There are only a few great television traditions to look forward to each year: the Super Bowl, A Christmas Story on Dec. 24, Duke losing in the NCAA tournament and Shark Week on the Discovery Channel.

During Shark Week, the Discovery Channel runs programming devoted to sharks in some form or another (as they did again recently). Whether it’s stories about world record-setting catches, documentaries about the history of sharks, interviews with people who have been attacked, or the network’s regular shows adopting a shark theme for the week, the programs never fail to entertain.

A lot of times on these shows, people will intentionally get in harm's way for the sake of our viewing pleasure by jumping into shark-infested waters and begging the animals to attack them. I often wonder what these people’s health insurance premiums are like, or if they lie to insurance companies about what they do for a living and just hope none of the adjusters see them on TV. That’s probably a safe bet because I imagine a lot of insurance adjusters only watch Sean Hannity or historical accounts of Native Americans getting robbed of their land and stripped of all their natural resources.

Anyway, Shark Week programming also strikes fear into its viewers by offering evidence that, at the point of birth, most sharks are roughly the size of a subway car. On top of that, during the first week of its life, a baby shark is taught by its mother to crawl on land and hunt down small children as they stumble to the bathroom in the middle of the night.

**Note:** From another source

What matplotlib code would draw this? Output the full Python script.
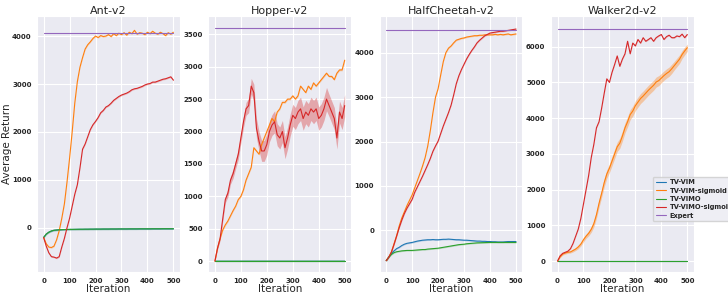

Shark Week even provides some comic relief because there’s always at least one documentary which says humans are more of a threat to sharks than they are to us. Yet these documentaries never show footage of a surfer emerging from the water, arms raised in victory, with a dorsal fin hanging from his mouth.

I know, I know, every year thousands of sharks are poached by hunters, but by and large the practice is limited to the eastern hemisphere of the globe. Not that that makes it right, I just personally don’t know anyone who’s ever had shark fin soup or has the complete set of a Great White’s upper and lower jaw mounted on their wall.

When I hear that we’re more dangerous to them than vice-versa, I don’t think about the reality of sharks being hunted, I instead think about the fantasy of a person wrestling a shark. It’s what we as American males do. We like to picture two creatures – human, animal or a mix of both – and imagine which one would win in a fight.

If you're factoring in strategy, sharks have multiple rows of teeth, and each tooth has a column of serrated “mini teeth” running vertically along its side. They clamp down on their prey, then whip their head back and forth, effectively sawing into their victim. My money’s on the shark.

I think we all went to high school with a guy who we thought had teeth like this (someone who probably repeated the 10th grade a number of times), only to learn he simply suffered from a severe lack of oral hygiene rather than being the product of some evolutionary man-fish crossbreeding. Whatever the cause, that guy was always in a lot of fights and he always won. It’s mother nature’s way – if you have shark teeth, you are winning most fights. You may not climb the corporate ladder, but that’s an issue for another day.

What was my point? Oh yeah, Shark Week is cool. And don’t get in a fight with a guy who has rows of teeth.

2 comments:

Chris said...

Jaws - best fish movie ever. Granted, it's a small pond, so to speak.

Mike Heppermann said...

Thanks! Glad you enjoy it. I will try to post things more often than I have been lately.